Ya no quedan excusas

Ya no quedan excusas

MARIEN ARISTY CAPITÁN
La tupida arboleda, en completa soledad y abandono, se mece al ritmo candente de la afluencia del Artibonito. Pese a la brisa que baila junto al río, ofreciendo a la estampa un halo de magia inigualable, el infierno parece haber encontrado aquí su morada. Hace calor. Mucho calor.

Junto al sudor, un grito de auxilio nos sacude. Es la Naturaleza, empeñada en que nos fijemos en cuanto nos rodea, la que nos obliga a voltear la mirada. Entonces la vemos. Sin nombre aún, sin destino aparente y sin futuro evidente, su lejana figura parece más la de un espectro que la de una persona.

Con paso quedo, producto de los años, ella va acercándose para descubrirnos su oscura tez mulata, el dejo de su crespo pelo negro enredado, una mata de canas y unos ojos azules que se ven gastados de tanto mirar.

Ya frente a nosotros, y después de ofrecernos una sonrisa que luce incompleta por falta de cuidados, doña Carmen Arnud habla de una vida muy dura y muy difícil de imaginar para quienes hemos crecido lejos de esta tierra que está en medio de la nada: al final de Pedro Santana y colindando con Haití.

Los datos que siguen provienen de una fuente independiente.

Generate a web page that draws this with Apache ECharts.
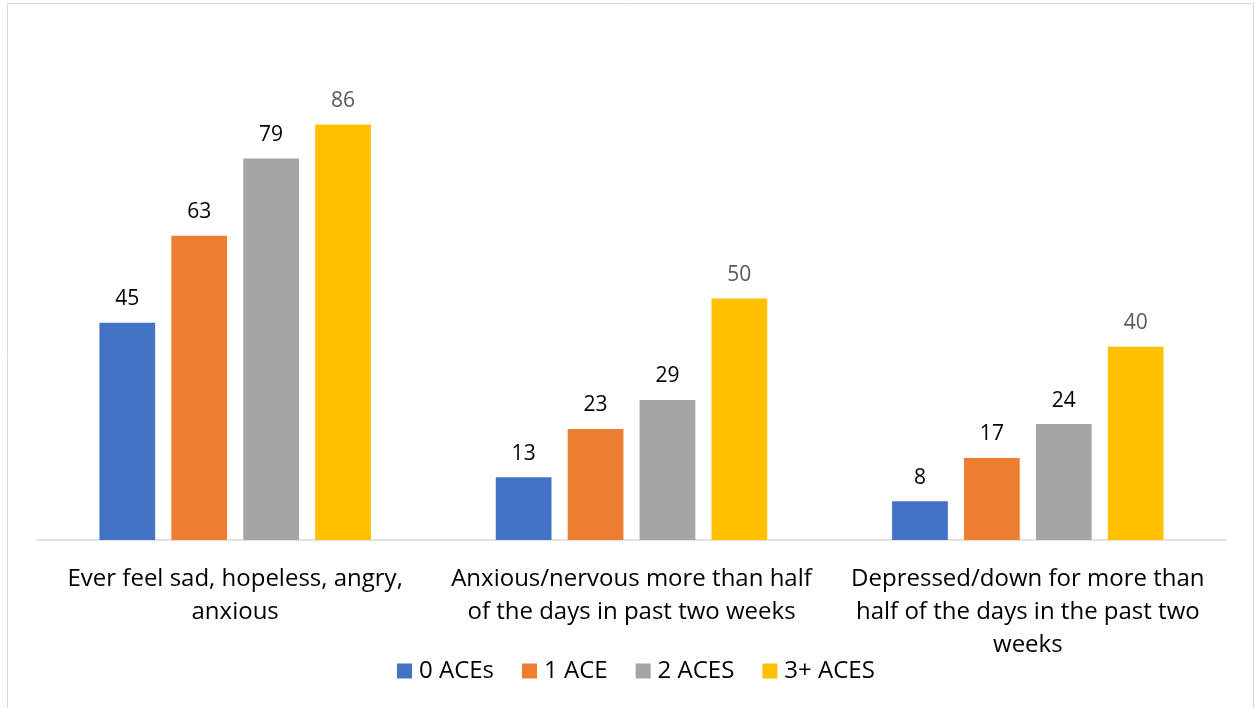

Cuando doña Carmen comienza a conversar sus mejillas se encienden. Quizás, la culpa sea de una confesión que parece incierta: esos 55 años que dice tener aunque aparenta muchos más.

Su rostro surcado por gruesas fisuras, sus manos llenas de callos y sus pies ennegrecidos y duros le agregan casi 20 años. Puede que la responsable sea la lata de pasta de tomate que lleva en la mano: para llenarla, con un morito que debe conseguir en cualquier lugar, ella sale cada día de Guayajayuco, cruza el puente que se levanta sobre el Artibonito y llega hasta Pedro Santana.

“Tengo una hermana por aquí y vengo a darle vuerta”, dice mientras reconoce que su hermana suele darle de comer. Y agrega: “yo me dedico a lo que Dios y María Santísima quieran. Se vive como se puede”.

Ese vivir como se puede, tal como contaba doña Carmen, se resume en tres palabras: con muchas precariedades. Aquellas que recordé el lunes pasado, cuando leí que el senador por Elías Piña, Adriano Sánchez Roa, se quejaba de que sólo el 12% de la población de la provincia tiene agua potable, mientras el 46% tiene servicios sanitarios, el 38% es analfabeta y apenas el 19% recibe ingresos suficientes para sobrevivir.

Los fríos números plasmados en el papel parecían mencionar a doña Carmen, quien indudablemente se encuentra entre ese 81% que no recibe los “ingresos mínimos suficientes”, citando al legislador.

Pero, ¿por qué no los recibe? Porque gastó sus fuerzas sembrando habichuelas, maíz, guandules… hasta que el cansancio se instaló en su cuerpo, obligándola a depender de una ayuda de RD$100 ó RD$200 que de vez en cuando recibe de sus hijos o de los militares que cuidan la frontera.

Esto fue lo último que dijo doña Carmen antes de irse con la lata de moro que habría de comerse en cuanto nos perdiera de vista. Reviviendo lo triste de su partida, por lo marchito de su caminar, no puedo más que pensar en todos aquellos que terminarán sus días como ella.

Si tomamos en cuenta que la población de la zona tiene una educación promedio de cuatro grados porque la mayoría de los niños desertan en el quinto (después de hastiarse de ser sacados constantemente de las escuelas para que trabajen en las cosechas), serán muchos.

Los menos, como dice la profesora Noemí Ramírez, lograrán la proeza de terminar la primaria después de durar de diez a quince años estudiando -la situación es tal que muchos duran hasta siete años en el mismo curso-; y dejarán de esperar que llegue cada primavera para hacerse al conuco y ponerse a sembrar.

De cualquier manera, es difícil augurarles un buen porvenir. Para lograrlo, y evitar que terminen como doña Carmen, nuestros gobernantes deben dejar de hacer política y ponerse a trabajar. Con la carta de la reelección en la mano ya no quedan excusas: sólo un año para volver a convencernos.